Another issue of concern for the City Council is that of noise control. Noise control has also been a prime concern for the federal Bureau of Land Management (“BLM”), albeit in a different context from urban drilling. The BLM is responsible for management of federal lands, primarily in the western United States. Their goals can be difficult to manage simultaneously, as they are tasked with both the preservation of the land and wildlife and the development of natural resources for the benefit of the citizens.
In 1999, the BLM commenced a long-term study of drilling noise associated with activity in rural Wyoming. The goal of the BLM was to investigate the effects drilling noise may have on wildlife habitat areas, and determine if there was a need to implement additional sound protection in such a rural setting.
For comparison, below is a chart showing the day/night average ambient sound levels for various environments, as determined by the EPA:
In their study, the BLM measured sound levels with respect to three different drilling rigs active in the Pinedale Anticline Project. The environmental impact statement gave a measured average noise at various distances from the pad site. At right are the measured noise levels at the closest distance to 300 feet, being the current setback distance under the Lubbock ordinance.

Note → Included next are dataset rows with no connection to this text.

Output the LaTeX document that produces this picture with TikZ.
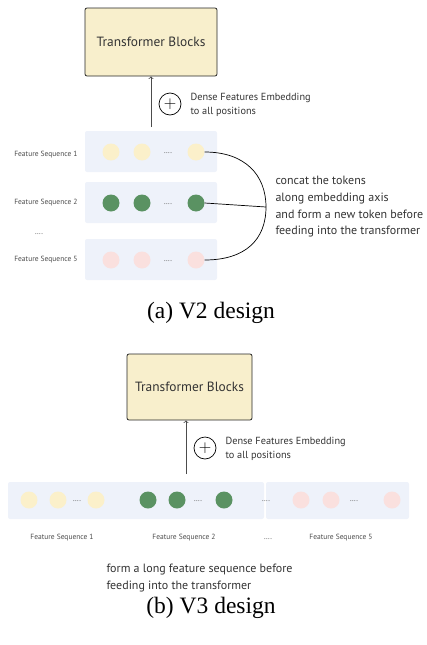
\documentclass[tikz,border=0pt]{standalone}
\usepackage{fontspec}
\setmainfont{Liberation Serif}
\newfontfamily\diagfont{PT Sans}
\usetikzlibrary{positioning}
\definecolor{blockfill}{HTML}{F8EFCC}
\definecolor{panelblue}{HTML}{EEF2FA}
\definecolor{tokyellow}{HTML}{FBF0CA}
\definecolor{tokgreen}{HTML}{5A9262}
\definecolor{tokpink}{HTML}{FAE0DE}
\definecolor{textgray}{HTML}{333333}
\tikzset{>=to}
\tikzset{block/.style={draw=black!85, fill=blockfill, rounded corners=2pt, line width=0.8pt, font=\diagfont\fontsize{13.4}{15}\selectfont, text=textgray}}
\tikzset{token/.style={circle, minimum size=17pt, inner sep=0pt}}
\tikzset{plus/.style={circle, draw, line width=0.7pt, minimum size=22pt, inner sep=0pt, font=\fontsize{18}{18}\selectfont}}
\tikzset{smalltxt/.style={font=\diagfont\fontsize{7.5}{9}\selectfont, text=black!70}}
\tikzset{note/.style={font=\diagfont\fontsize{10.3}{14}\selectfont, text=textgray, align=left, anchor=west}}
\tikzset{bignote/.style={font=\diagfont\fontsize{12}{16.7}\selectfont, text=textgray, align=left, anchor=west}}
\tikzset{caption/.style={font=\fontsize{23.5}{26}\selectfont}}

\begin{document}
\begin{tikzpicture}[x=1pt,y=-1pt]
      \useasboundingbox (0,0) rectangle (427,645);
      % (a) V2 design
      \node[block, minimum width=132pt, minimum height=68pt] (blocksA) at (151,42) {Transformer Blocks};
      \coordinate (inA) at (151,127);
      \draw[->, line width=0.8pt, black!70] (inA) -- (blocksA.south);
      \node[plus] (plusA) at (170,104) {$+$};
      \node[note] (denseA) at (187,105) {Dense Features Embedding\\to all positions};
      \fill[panelblue, rounded corners=2pt] (85,131) rectangle (217,172);
      \fill[panelblue, rounded corners=2pt] (85,182) rectangle (217,223);
      \fill[panelblue, rounded corners=2pt] (85,239) rectangle (217,280);
      \node[smalltxt, anchor=east] (labA1) at (81,155) {Feature Sequence 1};
      \node[smalltxt, anchor=east] (labA2) at (81,203) {Feature Sequence 2};
      \node[smalltxt] (dotsA) at (39,234) {....};
      \node[smalltxt, anchor=east] (labA5) at (81,260) {Feature Sequence 5};
      \node[token, fill=tokyellow] (a11) at (111,152) {};
      \node[token, fill=tokyellow] (a12) at (142,152) {};
      \node[smalltxt] (a1d) at (168,153) {....};
      \node[token, fill=tokyellow] (a13) at (196,152) {};
      \node[token, fill=tokgreen] (a21) at (111,203) {};
      \node[token, fill=tokgreen] (a22) at (142,203) {};
      \node[smalltxt] (a2d) at (168,204) {....};
      \node[token, fill=tokgreen] (a23) at (196,203) {};
      \node[token, fill=tokpink] (a51) at (111,260) {};
      \node[token, fill=tokpink] (a52) at (142,260) {};
      \node[smalltxt] (a5d) at (168,261) {....};
      \node[token, fill=tokpink] (a53) at (196,260) {};
      \coordinate (join) at (266,207);
      \draw[line width=0.7pt] (a13.east) .. controls (245,152) and (266,175) .. (join)
        .. controls (266,240) and (245,260) .. (a53.east);
      \draw[line width=0.7pt] (a23.east) -- (join);
      \node[bignote] (concat) at (272,207) {concat the tokens\\along embedding axis\\and form a new token before\\feeding into the transformer};
      \node[caption] (capA) at (211,313) {(a) V2 design};
      % (b) V3 design
      \node[block, minimum width=125pt, minimum height=66pt] (blocksB) at (189.5,387) {Transformer Blocks};
      \coordinate (inB) at (186,474);
      \draw[->, line width=0.8pt, black!70] (inB) -- (inB |- blocksB.south);
      \node[plus] (plusB) at (205,448) {$+$};
      \node[note] (denseB) at (222,449) {Dense Features Embedding\\to all positions};
      \fill[panelblue, rounded corners=2pt] (8,482) rectangle (264,519);
      \fill[panelblue, rounded corners=2pt] (266,482) rectangle (409,519);
      \node[token, fill=tokyellow] (b11) at (29,500) {};
      \node[token, fill=tokyellow] (b12) at (58,500) {};
      \node[smalltxt] (b1d) at (77,501) {....};
      \node[token, fill=tokyellow] (b13) at (96,500) {};
      \node[token, fill=tokgreen] (b21) at (148,500) {};
      \node[token, fill=tokgreen] (b22) at (177,500) {};
      \node[smalltxt] (b2d) at (198,501) {....};
      \node[token, fill=tokgreen] (b23) at (224,500) {};
      \node[smalltxt] (bmid) at (266,501) {....};
      \node[token, fill=tokpink] (b51) at (301,500) {};
      \node[token, fill=tokpink] (b52) at (331,500) {};
      \node[smalltxt] (b5d) at (354,501) {....};
      \node[token, fill=tokpink] (b53) at (392,500) {};
      \node[smalltxt] (labB1) at (62,538) {Feature Sequence 1};
      \node[smalltxt] (labB2) at (184,538) {Feature Sequence 2};
      \node[smalltxt] (labBd) at (268,539) {....};
      \node[smalltxt] (labB5) at (341,538) {Feature Sequence 5};
      \node[bignote] (longseq) at (103,578) {form a long feature sequence before\\feeding into the transformer};
      \node[caption] (capB) at (211,608) {(b) V3 design};
    \end{tikzpicture}
\end{document}
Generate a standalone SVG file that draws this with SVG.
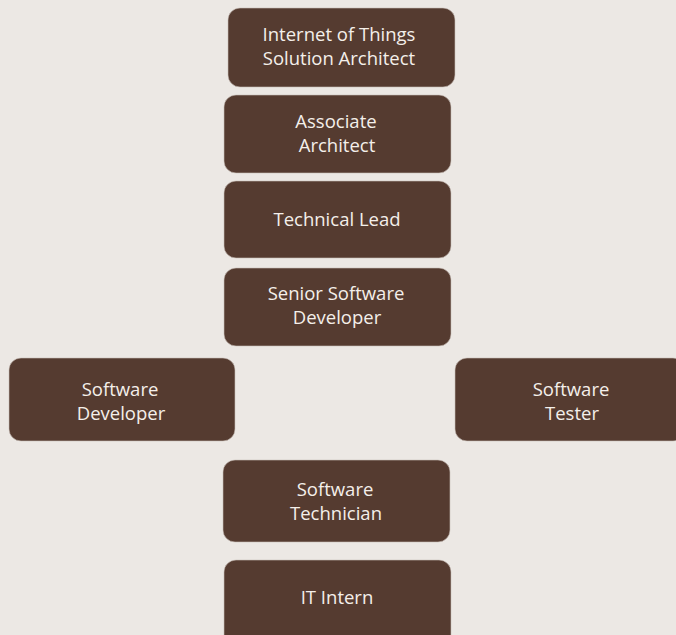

The BLM found that the noise levels associated with drilling at a distance of roughly 350 feet fell closely in line with the average background noise in urban residential neighborhoods, and were significantly less than the background noise associated with an urban downtown area.
With respect to drilling activities in the City of Lubbock, drilling has occurred almost exclusively along the Clear Fork formation, which runs in an east-west direction between Preston Smith International Airport and Loop 289. The area is primarily industrial and agricultural in nature, and the residential areas involved include areas around the Lubbock County Club and the Hillcrest Country Club. Texland has operated in these areas since the 1980s without receiving any noise complaints, and the reason appears to be evident from the BLM study results. That is, drilling with the current 300 foot setback results in noise levels comparable to that of the background ambient noise in a typical urban neighborhood. Issues regarding sound appear to be adequately handled by setbacks of 300 feet, without further setbacks required.